As my other friends in the program got better, I began to get more experimental.

I played with colours.
"Duality" 2009, oil on canvas
I realized that even though my work was stylized, it brought with it a new set of delightful challenged specifically for me. While my friends were trapped within the confines of realism, I shot for absurdity.

The Vitruvian "Man", 2011 - acrylic on canvas

"By The Gods" 2011- acrylic on canvas
I began to get compliments from the people who I admired telling me what a unique and creative vision I had. Teachers who once came down hard on me began to get excited about my work.
"Drag Queens Last Supper", 2011 - acrylic on board

I've become something I never expected to be. An artist. And it's only now that I dive deeper and deeper into the Human Canvas Project that I'm realizing the incredible impact it is having on my life.

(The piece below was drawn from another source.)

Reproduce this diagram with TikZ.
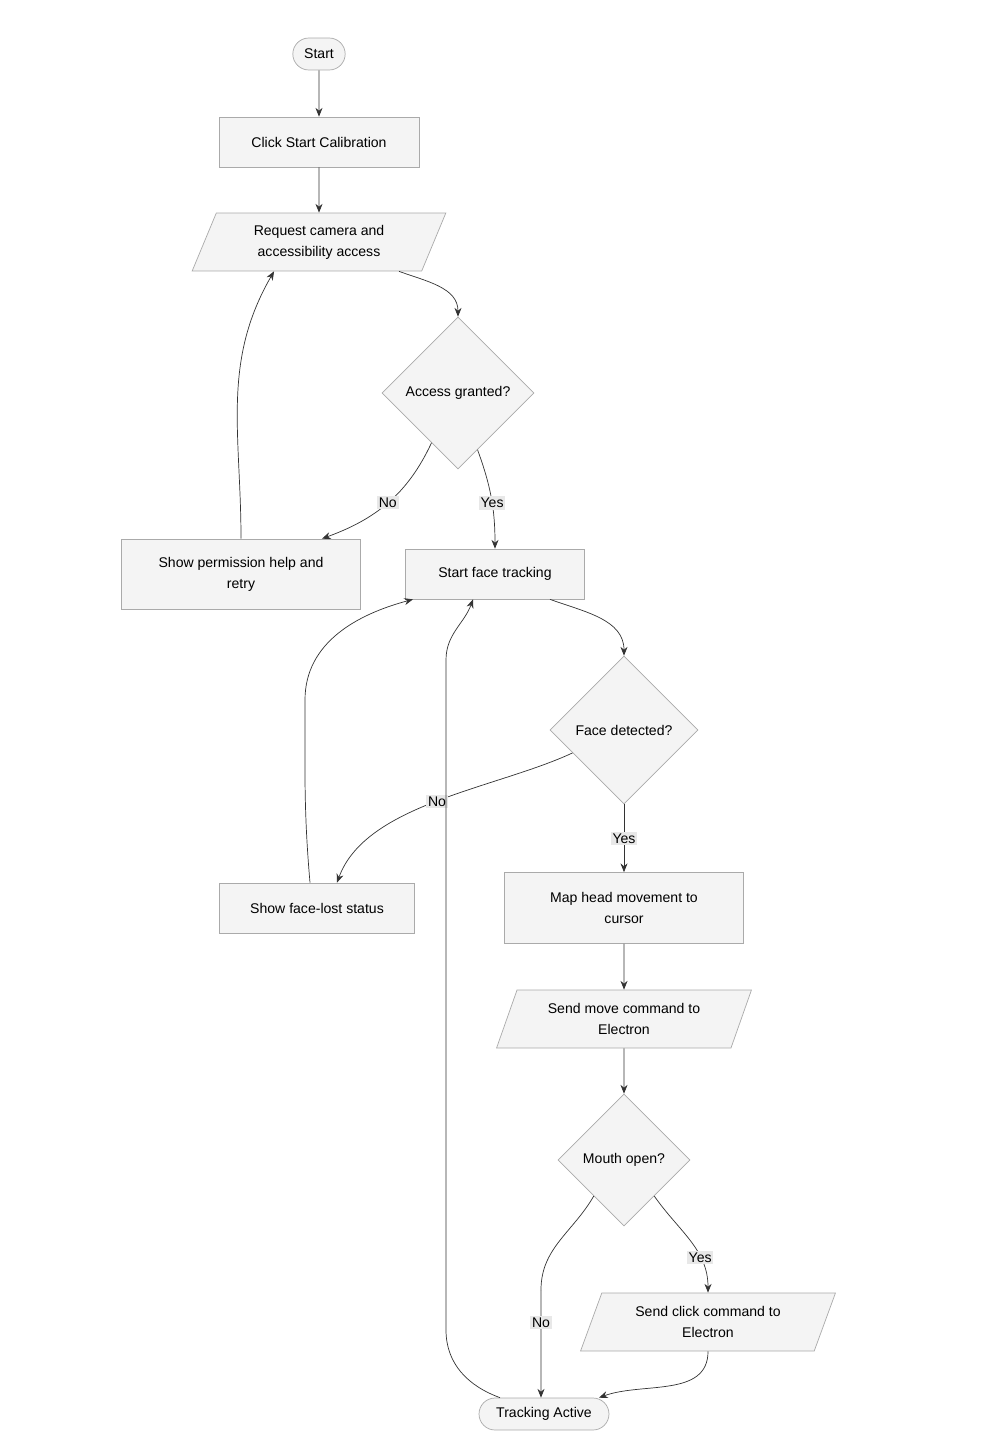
\documentclass[tikz,border=0pt]{standalone}
\usepackage{fontspec}
\setmainfont{Liberation Sans}
\usetikzlibrary{shapes.geometric,shapes.misc,arrows.meta}
\definecolor{boxfill}{HTML}{F4F4F4}
\definecolor{boxline}{HTML}{AAAAAA}
\definecolor{edgeline}{HTML}{333333}
\definecolor{labelbg}{HTML}{E8E8E8}
\begin{document}
\begin{tikzpicture}[x=0.02cm,y=-0.02cm,font=\fontsize{8}{12}\selectfont]
  \tikzstyle{box}=[rectangle,draw=boxline,fill=boxfill,align=center,inner sep=0pt]
  \tikzstyle{pill}=[rounded rectangle,draw=boxline,fill=boxfill,minimum height=0.64cm,inner xsep=6pt]
  \tikzstyle{io}=[trapezium,trapezium left angle=70,trapezium right angle=110,draw=boxline,fill=boxfill,align=center,minimum height=1.16cm,trapezium stretches=true]
  \tikzstyle{decision}=[diamond,aspect=1,draw=boxline,fill=boxfill,inner sep=0pt]
  \tikzstyle{edge}=[draw=edgeline,-{Stealth[length=5pt,width=4pt]}]
  \tikzstyle{lbl}=[fill=labelbg,inner sep=1pt]
  \useasboundingbox (0,0) rectangle (1000,1454);
  % nodes
  \node [pill] (start) at (319,54) {Start};
  \node [box,minimum width=4cm,minimum height=1cm] (click) at (319,142) {Click Start Calibration};
  \node [io,minimum width=5.08cm] (request) at (319,242) {Request camera and\\accessibility access};
  \node [decision,minimum size=3.04cm] (access) at (458,393) {Access granted?};
  \node [box,minimum width=4.78cm,minimum height=1.4cm] (help) at (241,574) {Show permission help and\\retry};
  \node [box,minimum width=3.58cm,minimum height=1cm] (track) at (495,574) {Start face tracking};
  \node [decision,minimum size=2.96cm] (face) at (624,730) {Face detected?};
  \node [box,minimum width=3.9cm,minimum height=1cm] (lost) at (317,908) {Show face-lost status};
  \node [box,minimum width=4.78cm,minimum height=1.42cm] (map) at (624,908) {Map head movement to\\cursor};
  \node [io,minimum width=5.1cm] (move) at (624,1019) {Send move command to\\Electron};
  \node [decision,minimum size=2.64cm] (mouth) at (624,1160) {Mouth open?};
  \node [io,minimum width=5.1cm] (clickcmd) at (708,1322) {Send click command to\\Electron};
  \node [pill,inner xsep=9pt] (active) at (544,1414) {Tracking Active};
  \coordinate (mouthbend) at (541,1290);
  % connectors
  \path[edge] (start) -- (click);
  \path[edge] (click) -- (request);
  \path[edge] ([xshift=1.6cm]request.south) to[out=-20,in=90] (access.north);
  \path[edge] (access.242) to[out=-115,in=20] node[lbl,pos=0.5] {No} ([xshift=1.62cm]help.north);
  \path[edge] (access.289) to[out=-70,in=90] node[lbl,pos=0.55] {Yes} (track.north);
  \path[edge] (help.north) to[out=90,in=-120] ([xshift=-0.9cm]request.south);
  \path[edge] ([xshift=1.1cm]track.south) to[out=-20,in=90] (face.north);
  \path[edge] (face.204) to[out=-155,in=70,looseness=0.8] node[lbl,pos=0.5] {No} ([xshift=0.4cm]lost.north);
  \path[edge] (face.south) -- node[lbl] {Yes} (map.north);
  \path[edge] ([xshift=-0.14cm]lost.north) to[out=95,in=-90] (305,700) to[out=90,in=-165] ([xshift=-1.64cm]track.south);
  \path[edge] (map) -- (move);
  \path[edge] (move) -- (mouth);
  \path[edge] (mouth.310) to[out=-55,in=90] node[lbl,pos=0.68] {Yes} (clickcmd.north);
  \draw[draw=edgeline] (mouth.230) to[out=-120,in=90] (mouthbend);
  \path[edge] (mouthbend) -- node[lbl,pos=0.3] {No} ([xshift=-0.06cm]active.north);
  \path[edge] (clickcmd.south) to[out=-90,in=20] ([xshift=1.1cm]active.north);
  \path[edge] ([xshift=-0.88cm]active.north) to[out=160,in=-90] (446,1330) -- (446,660) to[out=90,in=-110] ([xshift=-0.44cm]track.south);
\end{tikzpicture}
\end{document}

I'm seeing people differently. You know how some people claim they can see people's auras? Like that one is gold, or green? I'm secretly wondering what colour these people are on the inside? Am I truly capturing their essence in a photograph?

And the only way I really know that is if they or their friends respond with an enthusiastic yes.

It's a strange process, but one that I'm growing into slowly.

Now I find that I'm working with a completely new medium, but it makes sense in a weird way. I've always painted my people as every colour in the rainbow. Now I'm turning my friends into the people I would normally paint them as.  Bright colourful beacons to show off to the world.

It's a neat thought that what started as a form of self expression has turned into a form of celebration. A way for me to communicate how I have seen the world for all these years.

As the project moves forward, I'm excited to discover what will happen next.